Sin lugar a dudas, los dos políticos fueron los verdaderos culpables del desacato. No los ciudadanos convertidos en apátridas. En otros tiempos se decía que el gobernante amante de la justicia debía ser respetuoso con las gentes de bien; y temible contra los malvados. ¿Pero qué es lo que sucede cuando lo que acontece es justo al revés? ¿En qué país vivimos cuando los ladrones y asesinos son amnistiados y los indefensos inocentes son castigados? Nuestros conciudadanos de Valencia son los Jobs de hoy en día. Y Job se rebeló incluso contra el Dios mismo que le había enviado tantos infortunios. ¿Por qué no habrían de hacerlo los ciudadanos arruinados? ¡Nadie puede defender la violencia venga de donde venga! Pero esta ya se ejerció sobre los ahogados y los rescatados.
«¿En qué país vivimos si quienes dicen la verdad son juzgados y quienes mienten son agraciados?»
Simone Weil, que también del dolor supo bastante, escribió que solo los seres humanos caídos en el estado extremo de la degradación social podían decir la verdad. Y así es. Estos ciudadanos estaban gritando la verdad ante la falacia de los políticos. ¿En qué país vivimos si quienes dicen la verdad son juzgados y quienes mienten son agraciados? Nuestros ciudadanos fueron Antígonas. Grave error pensar que el dolor se cura con el dolor. Un dolor y castigo impuesto por aquellos que lo causaron. Las estructuras sociales solo serán estables si se adaptan a la naturaleza humana.

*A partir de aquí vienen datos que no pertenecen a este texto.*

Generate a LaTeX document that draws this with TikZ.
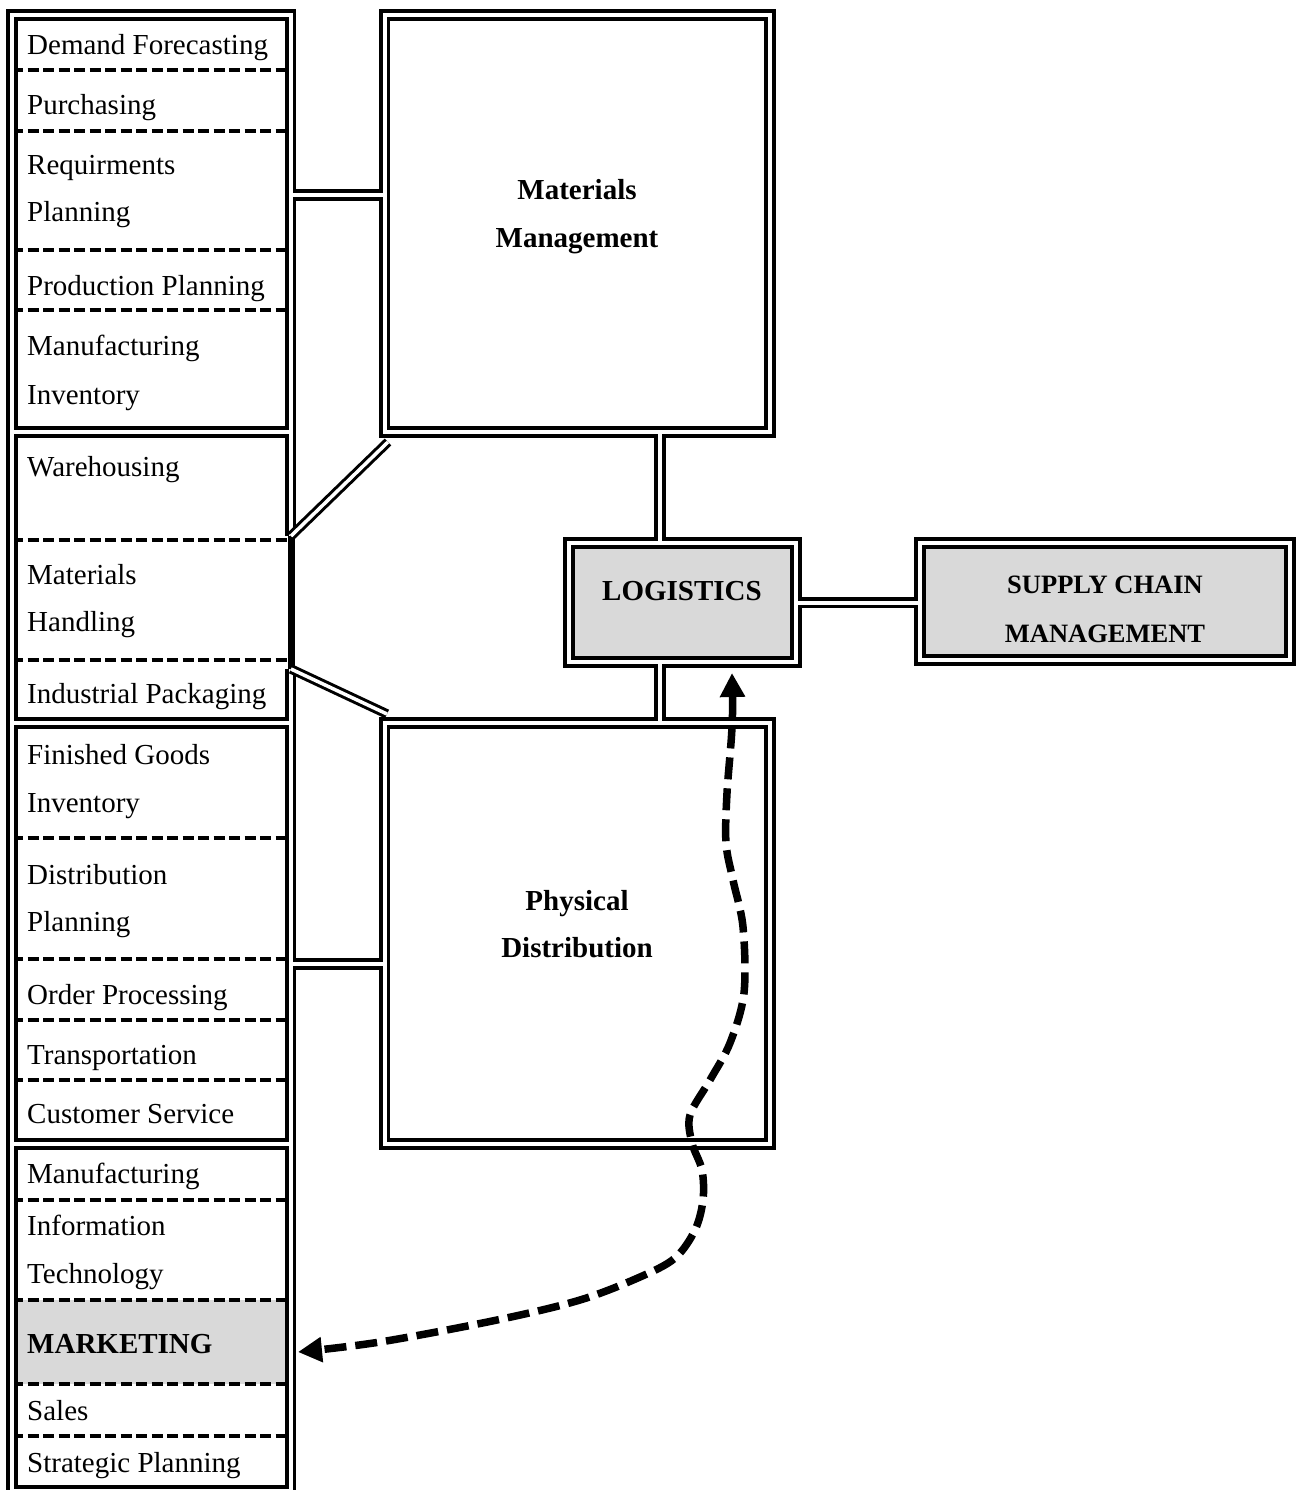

Vivimos en medio de una peligrosísima discordia cívica ajena a la concordia aristotélica. La expresada por el filósofo griego se refería a una amistad civil, pues estaba relacionada con lo que conviene y con lo que afecta a nuestra vida. Y esta actitud, perdida en los últimos años de autocracia en España, requería benevolencia y el compromiso de asumir una responsabilidad recíproca. Nuestros gobernantes hace tiempo que rompieron esta flecha y, como en la antigua Roma, lo bélico ya empieza a traspasar las palabras.
Durante el estalinismo, en la antigua URSS, se decía a escondidas este chascarrillo:
«Mi padre es Stalin,
Mi madre es la URSS.
Y yo soy huérfano».
¡No castiguen a los ya castigados! ¡No a la violencia!